What is asked.
Of the lines below, count those containing the word "this". Reply with the number alone.

** Begin Extracted entries **

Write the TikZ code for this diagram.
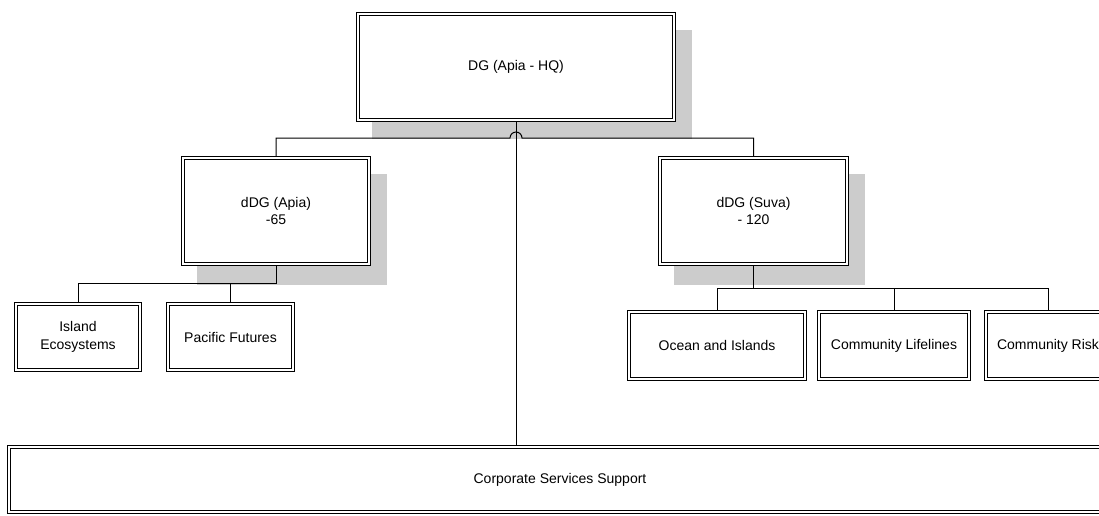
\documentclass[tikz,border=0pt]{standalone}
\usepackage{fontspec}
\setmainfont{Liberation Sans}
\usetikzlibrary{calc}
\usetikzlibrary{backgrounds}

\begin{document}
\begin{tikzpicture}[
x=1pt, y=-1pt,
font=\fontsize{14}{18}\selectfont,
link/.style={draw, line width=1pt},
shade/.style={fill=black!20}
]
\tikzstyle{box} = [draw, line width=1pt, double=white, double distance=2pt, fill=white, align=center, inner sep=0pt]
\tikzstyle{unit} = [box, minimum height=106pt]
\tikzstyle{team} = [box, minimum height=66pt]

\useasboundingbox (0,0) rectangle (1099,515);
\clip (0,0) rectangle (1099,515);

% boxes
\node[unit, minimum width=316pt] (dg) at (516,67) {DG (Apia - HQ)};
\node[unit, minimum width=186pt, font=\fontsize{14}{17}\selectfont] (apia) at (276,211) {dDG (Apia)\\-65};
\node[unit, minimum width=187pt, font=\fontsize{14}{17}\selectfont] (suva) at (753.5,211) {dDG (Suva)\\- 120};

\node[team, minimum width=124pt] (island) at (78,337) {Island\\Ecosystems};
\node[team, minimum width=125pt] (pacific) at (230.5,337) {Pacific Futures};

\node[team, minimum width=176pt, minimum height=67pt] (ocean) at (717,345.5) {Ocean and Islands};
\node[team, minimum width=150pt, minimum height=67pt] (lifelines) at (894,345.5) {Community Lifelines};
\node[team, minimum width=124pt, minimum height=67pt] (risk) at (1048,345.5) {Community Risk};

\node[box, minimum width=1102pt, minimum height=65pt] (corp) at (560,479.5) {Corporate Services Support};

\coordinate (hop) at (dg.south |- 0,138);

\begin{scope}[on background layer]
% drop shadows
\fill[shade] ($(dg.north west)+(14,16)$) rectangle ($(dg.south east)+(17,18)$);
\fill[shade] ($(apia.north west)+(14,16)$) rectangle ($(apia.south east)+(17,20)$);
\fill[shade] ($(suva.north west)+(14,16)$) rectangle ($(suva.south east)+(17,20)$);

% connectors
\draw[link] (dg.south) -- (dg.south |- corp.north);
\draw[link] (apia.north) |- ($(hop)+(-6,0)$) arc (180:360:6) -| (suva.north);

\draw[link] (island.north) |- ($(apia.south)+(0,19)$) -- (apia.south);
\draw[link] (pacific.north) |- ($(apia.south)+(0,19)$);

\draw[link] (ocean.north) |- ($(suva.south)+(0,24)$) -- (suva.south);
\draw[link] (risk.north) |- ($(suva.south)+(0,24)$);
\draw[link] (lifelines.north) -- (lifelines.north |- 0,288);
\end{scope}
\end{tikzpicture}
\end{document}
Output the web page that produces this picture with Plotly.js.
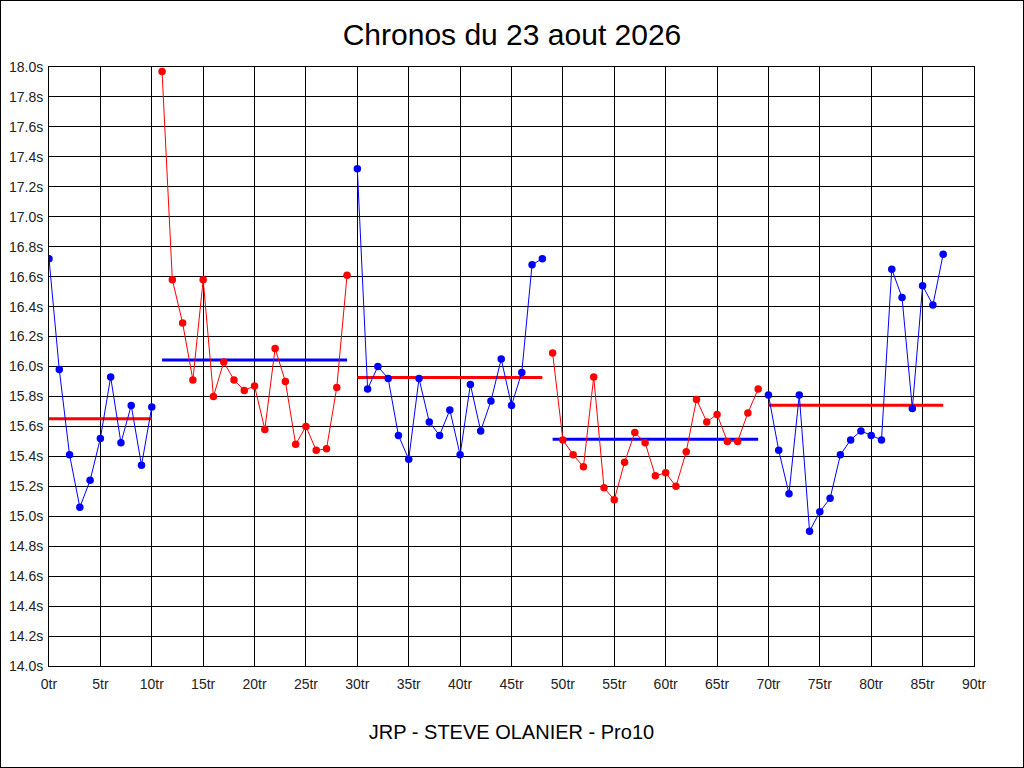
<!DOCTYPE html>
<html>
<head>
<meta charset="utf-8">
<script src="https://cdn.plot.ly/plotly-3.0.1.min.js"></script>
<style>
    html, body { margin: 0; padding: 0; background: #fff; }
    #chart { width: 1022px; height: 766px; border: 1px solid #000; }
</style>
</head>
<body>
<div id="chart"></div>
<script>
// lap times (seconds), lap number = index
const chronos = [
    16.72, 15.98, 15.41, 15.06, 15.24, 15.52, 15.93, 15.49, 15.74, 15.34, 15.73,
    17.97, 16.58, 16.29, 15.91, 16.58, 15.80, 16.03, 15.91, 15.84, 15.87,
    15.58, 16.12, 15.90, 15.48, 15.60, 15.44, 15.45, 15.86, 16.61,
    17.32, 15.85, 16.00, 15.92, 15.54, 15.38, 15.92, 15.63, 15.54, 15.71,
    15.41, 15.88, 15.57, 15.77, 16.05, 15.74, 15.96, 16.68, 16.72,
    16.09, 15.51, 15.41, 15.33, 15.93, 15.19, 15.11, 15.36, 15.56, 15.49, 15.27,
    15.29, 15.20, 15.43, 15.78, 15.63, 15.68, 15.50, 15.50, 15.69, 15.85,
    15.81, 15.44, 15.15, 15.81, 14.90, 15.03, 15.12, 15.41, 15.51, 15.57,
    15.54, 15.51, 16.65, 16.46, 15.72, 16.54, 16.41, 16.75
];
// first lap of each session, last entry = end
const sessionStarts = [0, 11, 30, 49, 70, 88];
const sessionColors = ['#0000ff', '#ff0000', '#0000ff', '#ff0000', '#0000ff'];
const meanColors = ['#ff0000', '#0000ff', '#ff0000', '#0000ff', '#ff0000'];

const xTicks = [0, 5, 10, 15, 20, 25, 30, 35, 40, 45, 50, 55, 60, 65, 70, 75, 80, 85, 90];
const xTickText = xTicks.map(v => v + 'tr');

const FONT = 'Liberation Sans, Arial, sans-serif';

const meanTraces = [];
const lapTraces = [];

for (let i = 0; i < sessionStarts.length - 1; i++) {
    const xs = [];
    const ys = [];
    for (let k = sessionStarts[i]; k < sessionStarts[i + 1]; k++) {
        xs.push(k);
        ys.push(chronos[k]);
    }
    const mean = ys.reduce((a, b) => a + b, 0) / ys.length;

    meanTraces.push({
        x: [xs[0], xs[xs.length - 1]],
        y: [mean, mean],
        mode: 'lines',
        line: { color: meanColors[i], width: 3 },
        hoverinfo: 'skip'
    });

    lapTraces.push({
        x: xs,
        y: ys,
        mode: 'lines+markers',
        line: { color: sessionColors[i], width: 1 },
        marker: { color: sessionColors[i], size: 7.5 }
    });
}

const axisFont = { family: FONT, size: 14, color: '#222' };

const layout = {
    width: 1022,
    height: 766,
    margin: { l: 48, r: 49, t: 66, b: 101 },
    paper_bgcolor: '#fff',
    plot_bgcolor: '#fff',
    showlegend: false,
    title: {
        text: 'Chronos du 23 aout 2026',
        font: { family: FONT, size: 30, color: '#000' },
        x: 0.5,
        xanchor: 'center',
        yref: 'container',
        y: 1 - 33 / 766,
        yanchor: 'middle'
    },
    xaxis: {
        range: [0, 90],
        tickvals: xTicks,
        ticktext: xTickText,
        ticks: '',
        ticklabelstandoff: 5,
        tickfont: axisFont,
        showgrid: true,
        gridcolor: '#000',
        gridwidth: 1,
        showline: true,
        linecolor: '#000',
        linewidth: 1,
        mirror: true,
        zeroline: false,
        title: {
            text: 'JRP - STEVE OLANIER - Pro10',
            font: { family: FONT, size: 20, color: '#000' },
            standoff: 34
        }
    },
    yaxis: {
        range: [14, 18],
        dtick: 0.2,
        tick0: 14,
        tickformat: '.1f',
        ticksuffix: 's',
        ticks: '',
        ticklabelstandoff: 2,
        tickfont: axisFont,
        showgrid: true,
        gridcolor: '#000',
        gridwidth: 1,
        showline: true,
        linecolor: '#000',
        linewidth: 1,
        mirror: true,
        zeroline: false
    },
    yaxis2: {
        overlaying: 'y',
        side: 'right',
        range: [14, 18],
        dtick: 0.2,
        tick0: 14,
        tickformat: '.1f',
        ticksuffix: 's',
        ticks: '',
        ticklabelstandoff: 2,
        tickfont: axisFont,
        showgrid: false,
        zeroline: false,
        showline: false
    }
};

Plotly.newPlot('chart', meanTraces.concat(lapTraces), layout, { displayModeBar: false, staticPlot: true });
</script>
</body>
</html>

** End Extracted entries **

The completed task.
2